* [The exercise]:
Scan the data below. Pull out each line where "seaborn" occurs.

* [Dataset extract]:
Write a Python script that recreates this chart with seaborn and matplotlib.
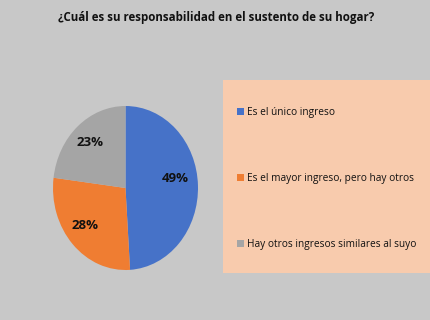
import seaborn as sns
import matplotlib.pyplot as plt

categories = ["Es el único ingreso",
              "Es el mayor ingreso, pero hay otros",
              "Hay otros ingresos similares al suyo"]
shares = [49, 28, 23]
colors = ["#4672c8", "#ef7d32", "#a5a5a5"]

sns.set_theme(style="white")
plt.rcParams['font.family'] = ['Open Sans', 'DejaVu Sans']

W, H = 431, 320
fig = plt.figure(figsize=(W / 100, H / 100), dpi=100)
fig.patch.set_facecolor("#c8c8c8")

fig.text(216 / W, 1 - 17 / H, "¿Cuál es su responsabilidad en el sustento de su hogar?",
         ha="center", va="center", fontsize=8.3, fontweight="bold", color="#111111")

# pie axes (elliptical, as in the original)
ax = fig.add_axes([53 / W, 1 - 270 / H, 145 / W, 164 / H])
wedges, texts = ax.pie(shares, colors=colors, startangle=90, counterclock=False,
                       radius=1.0, wedgeprops={"linewidth": 0})
ax.set_aspect("auto")
ax.set_xlim(-1, 1)
ax.set_ylim(-1, 1)
ax.axis("off")
label_pos = [(0.68, 0.12), (-0.56, -0.46), (-0.49, 0.55)]
for s, (x, y) in zip(shares, label_pos):
    ax.text(x, y, f"{s}%", ha="center", va="center", fontsize=9.5,
            fontweight="bold", color="#111111")

# legend panel
lax = fig.add_axes([223 / W, 1 - 273 / H, 207 / W, 193 / H])
lax.set_facecolor("#f8cbad")
lax.set_xticks([])
lax.set_yticks([])
for sp in lax.spines.values():
    sp.set_visible(False)
leg = lax.legend(wedges, categories, loc="center left", bbox_to_anchor=(0.025, 0.49),
                 frameon=False, fontsize=7.3, labelspacing=5.4, handlelength=0.7,
                 handleheight=0.7, handletextpad=0.25, labelcolor="#111111")

fig.savefig("out.png", dpi=100, facecolor=fig.get_facecolor())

* [Expected answer]:
Write a Python script that recreates this chart with seaborn and matplotlib.
import seaborn as sns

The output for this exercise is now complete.